Durham stood shoulder to shoulder with Paris, when hundreds of us flocked to Grey to stand in solidarity with the rest of Europe. 

The Tab spoke to four French organisers. Oliver, from Paris, Clement and half French Adriana and Sonia who have friends and family in the French capital.

Photo: Students of Durham

Clément is from Brittany and lives in Aix en Provence. Clément explained that a rivalry usually exists between Paris and the countryside, but in the face of disaster this has vanished: “All French citizens were Parisian this weekend.”

Olivier Morain is a second year at Grey studying Psychology. He lives just twenty minutes from the Bataclan in the eleventh arrondissement.

He told The Tab: “I’ve been to concerts in the Bataclan, taken cafés at La Belle Equipe. The immediate reaction is you fear for your friends and family. Then it is ‘it could have been me.’ It really could have.”

Adriana Thomson, a third year at Hatfield studying Criminology and Sonia Ritsos, a fourth year at Grey studying Chinese both felt desperation on that night.

She said: “We spent a good hour frantically calling everyone and some of our friends we couldn’t get a hold of for a while.

“Our mutual friend graduated from Durham last year and we messaged her first as she’s back there. She told us ‘I was there two hours ago and I’m still in the area.’ I texted her and she didn’t know what was happening, with sirens everywhere.
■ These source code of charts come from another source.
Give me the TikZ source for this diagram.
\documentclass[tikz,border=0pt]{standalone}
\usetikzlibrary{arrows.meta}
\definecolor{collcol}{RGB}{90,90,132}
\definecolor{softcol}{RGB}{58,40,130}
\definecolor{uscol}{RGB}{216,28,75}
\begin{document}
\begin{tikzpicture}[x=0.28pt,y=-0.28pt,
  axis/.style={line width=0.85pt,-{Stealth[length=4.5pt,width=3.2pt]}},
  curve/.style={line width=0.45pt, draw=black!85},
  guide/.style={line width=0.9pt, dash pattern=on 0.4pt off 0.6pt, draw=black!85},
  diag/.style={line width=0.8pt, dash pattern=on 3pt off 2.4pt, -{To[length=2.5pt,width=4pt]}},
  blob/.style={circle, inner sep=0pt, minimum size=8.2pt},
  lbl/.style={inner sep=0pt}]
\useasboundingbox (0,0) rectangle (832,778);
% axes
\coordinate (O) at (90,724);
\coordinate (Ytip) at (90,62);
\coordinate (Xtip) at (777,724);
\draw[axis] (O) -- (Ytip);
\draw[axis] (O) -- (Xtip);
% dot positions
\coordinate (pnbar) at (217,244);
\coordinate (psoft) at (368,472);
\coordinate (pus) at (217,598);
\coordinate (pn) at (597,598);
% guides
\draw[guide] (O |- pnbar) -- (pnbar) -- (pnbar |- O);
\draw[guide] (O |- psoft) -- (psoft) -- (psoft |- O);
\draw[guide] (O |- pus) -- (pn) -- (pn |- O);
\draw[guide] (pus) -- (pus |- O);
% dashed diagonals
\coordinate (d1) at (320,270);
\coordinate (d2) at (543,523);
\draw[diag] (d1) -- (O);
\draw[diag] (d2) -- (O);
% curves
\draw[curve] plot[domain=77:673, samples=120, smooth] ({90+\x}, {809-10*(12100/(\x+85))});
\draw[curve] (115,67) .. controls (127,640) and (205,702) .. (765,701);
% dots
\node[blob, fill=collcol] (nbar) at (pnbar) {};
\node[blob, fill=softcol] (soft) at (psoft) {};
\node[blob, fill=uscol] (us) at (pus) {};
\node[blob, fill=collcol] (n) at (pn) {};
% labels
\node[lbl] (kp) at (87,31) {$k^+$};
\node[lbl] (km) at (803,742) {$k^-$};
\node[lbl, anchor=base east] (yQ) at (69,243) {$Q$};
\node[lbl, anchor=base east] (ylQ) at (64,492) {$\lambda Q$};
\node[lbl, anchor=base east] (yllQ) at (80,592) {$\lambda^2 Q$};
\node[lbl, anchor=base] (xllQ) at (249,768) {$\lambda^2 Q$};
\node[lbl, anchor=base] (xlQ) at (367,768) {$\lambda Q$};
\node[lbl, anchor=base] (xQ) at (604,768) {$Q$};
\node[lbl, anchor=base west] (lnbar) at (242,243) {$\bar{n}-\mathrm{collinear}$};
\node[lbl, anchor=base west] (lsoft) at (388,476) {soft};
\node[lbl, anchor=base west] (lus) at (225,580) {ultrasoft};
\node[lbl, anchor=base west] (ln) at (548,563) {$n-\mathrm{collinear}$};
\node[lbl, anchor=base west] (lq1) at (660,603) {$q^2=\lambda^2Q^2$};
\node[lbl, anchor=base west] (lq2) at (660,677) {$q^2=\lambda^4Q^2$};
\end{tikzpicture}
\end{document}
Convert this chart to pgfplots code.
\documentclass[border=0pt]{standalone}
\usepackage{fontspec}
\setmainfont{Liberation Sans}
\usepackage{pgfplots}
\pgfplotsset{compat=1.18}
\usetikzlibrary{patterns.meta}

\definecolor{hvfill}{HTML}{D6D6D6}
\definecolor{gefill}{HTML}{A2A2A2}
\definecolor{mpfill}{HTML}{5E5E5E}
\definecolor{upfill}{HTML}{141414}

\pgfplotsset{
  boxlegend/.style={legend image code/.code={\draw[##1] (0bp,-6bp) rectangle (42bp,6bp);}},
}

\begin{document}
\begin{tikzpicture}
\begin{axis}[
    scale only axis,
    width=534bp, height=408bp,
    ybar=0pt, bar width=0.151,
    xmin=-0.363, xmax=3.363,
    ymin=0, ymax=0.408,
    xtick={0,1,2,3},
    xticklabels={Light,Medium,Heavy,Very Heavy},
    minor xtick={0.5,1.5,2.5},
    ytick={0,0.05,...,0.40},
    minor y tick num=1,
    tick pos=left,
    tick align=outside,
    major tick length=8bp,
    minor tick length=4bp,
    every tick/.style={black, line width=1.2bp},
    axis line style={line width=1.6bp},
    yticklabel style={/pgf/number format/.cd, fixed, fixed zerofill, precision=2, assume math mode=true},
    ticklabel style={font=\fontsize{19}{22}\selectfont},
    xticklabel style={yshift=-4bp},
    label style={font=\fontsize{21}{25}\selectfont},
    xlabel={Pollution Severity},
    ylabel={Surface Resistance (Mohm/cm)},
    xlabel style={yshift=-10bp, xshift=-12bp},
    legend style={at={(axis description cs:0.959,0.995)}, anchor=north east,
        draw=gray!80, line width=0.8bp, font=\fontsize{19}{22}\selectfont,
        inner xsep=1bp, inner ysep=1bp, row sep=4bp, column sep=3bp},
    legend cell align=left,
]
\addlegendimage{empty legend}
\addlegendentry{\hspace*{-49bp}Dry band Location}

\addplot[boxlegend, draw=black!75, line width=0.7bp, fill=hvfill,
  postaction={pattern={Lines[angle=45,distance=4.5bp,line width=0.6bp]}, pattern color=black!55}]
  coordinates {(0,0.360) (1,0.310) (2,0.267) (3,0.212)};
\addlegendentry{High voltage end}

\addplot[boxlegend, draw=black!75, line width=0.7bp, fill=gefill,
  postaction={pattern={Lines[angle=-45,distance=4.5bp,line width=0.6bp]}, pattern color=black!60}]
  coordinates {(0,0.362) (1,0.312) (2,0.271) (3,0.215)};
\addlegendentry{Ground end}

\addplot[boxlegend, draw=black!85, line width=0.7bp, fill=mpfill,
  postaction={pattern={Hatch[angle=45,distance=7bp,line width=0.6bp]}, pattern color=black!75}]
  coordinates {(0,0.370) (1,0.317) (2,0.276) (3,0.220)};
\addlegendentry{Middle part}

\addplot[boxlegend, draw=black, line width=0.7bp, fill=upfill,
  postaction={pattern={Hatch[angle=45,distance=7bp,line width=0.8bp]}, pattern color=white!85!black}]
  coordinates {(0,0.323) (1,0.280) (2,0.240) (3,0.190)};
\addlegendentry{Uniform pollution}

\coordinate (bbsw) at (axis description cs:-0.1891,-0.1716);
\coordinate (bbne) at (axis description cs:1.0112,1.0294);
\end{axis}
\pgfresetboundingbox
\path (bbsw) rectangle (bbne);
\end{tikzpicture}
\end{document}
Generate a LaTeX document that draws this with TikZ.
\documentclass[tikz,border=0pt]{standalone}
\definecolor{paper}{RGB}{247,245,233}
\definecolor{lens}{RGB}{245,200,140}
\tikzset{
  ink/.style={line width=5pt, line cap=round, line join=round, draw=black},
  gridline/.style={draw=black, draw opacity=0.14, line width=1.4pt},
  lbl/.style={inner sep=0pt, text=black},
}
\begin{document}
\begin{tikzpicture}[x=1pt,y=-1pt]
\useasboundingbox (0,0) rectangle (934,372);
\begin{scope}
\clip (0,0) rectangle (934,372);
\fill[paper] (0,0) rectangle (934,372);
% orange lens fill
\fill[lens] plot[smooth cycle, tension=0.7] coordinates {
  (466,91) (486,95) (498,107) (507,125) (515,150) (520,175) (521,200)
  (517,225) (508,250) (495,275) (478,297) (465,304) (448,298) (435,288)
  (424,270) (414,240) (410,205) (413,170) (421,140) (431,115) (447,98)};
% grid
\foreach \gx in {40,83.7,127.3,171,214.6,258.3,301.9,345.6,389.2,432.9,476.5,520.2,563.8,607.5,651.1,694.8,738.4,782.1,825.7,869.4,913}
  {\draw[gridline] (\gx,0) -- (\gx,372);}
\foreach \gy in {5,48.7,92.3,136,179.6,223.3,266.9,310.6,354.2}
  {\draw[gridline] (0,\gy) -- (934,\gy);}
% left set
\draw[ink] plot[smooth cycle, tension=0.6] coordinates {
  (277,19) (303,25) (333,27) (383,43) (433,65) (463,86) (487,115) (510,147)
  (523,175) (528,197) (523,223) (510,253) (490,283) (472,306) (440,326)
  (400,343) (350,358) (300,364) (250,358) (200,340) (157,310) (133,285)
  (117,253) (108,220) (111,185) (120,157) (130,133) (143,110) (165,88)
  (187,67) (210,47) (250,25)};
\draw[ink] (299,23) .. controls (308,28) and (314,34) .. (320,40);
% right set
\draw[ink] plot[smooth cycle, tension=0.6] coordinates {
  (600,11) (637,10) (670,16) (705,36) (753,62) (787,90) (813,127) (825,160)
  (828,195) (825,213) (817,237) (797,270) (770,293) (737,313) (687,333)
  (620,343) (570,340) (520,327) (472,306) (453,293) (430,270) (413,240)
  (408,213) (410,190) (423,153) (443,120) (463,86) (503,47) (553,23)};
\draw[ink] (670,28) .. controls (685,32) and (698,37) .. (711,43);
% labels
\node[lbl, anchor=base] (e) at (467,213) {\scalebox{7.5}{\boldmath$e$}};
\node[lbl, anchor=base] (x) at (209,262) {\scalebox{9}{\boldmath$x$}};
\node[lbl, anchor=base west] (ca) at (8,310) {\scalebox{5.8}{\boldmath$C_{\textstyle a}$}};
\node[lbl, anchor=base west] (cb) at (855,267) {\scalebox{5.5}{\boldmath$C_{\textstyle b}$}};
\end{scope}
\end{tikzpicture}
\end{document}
“My cousin lost a friend of his that he’s known since he was ten years old. You could just think of these young lives with so much ahead of them, so much to live for, taken away for no reason. That’s what makes me so angry.”

Sonia is friends with people who witnessed the attack. She said: “The next day I talked to my mum. Everyone we know is fine but it is scary. My mum had been telling me about attacks in the 80s that happened in Paris and I always thought it was in the 80s – it’s not going to happen again.”

Motivated to act, the four students drew together to plan a commemoration.

Adriana described their desire to make a positive impact  in the days after the terrorist attacks.

She told The Tab: “Our motivation behind doing the vigil so quickly afterwards is that we felt such a tremendous amount of pain that we wanted a space where we could express it and others could express it.

“It wasn’t just French people who felt it. Everyone kind of felt it.

“One thing I came to realise is that all of this anger and sadness inside me, I need to use it to make a change.”

At the event speeches were read out, partially in French and partially in English. This was followed by a minute’s silence and a rendition of La Marseillaise, after which anyone who wished to could speak.

The general mood following the vigil is one of determination. Determination that life can carry on and that something positive can happen in the wake of such violence.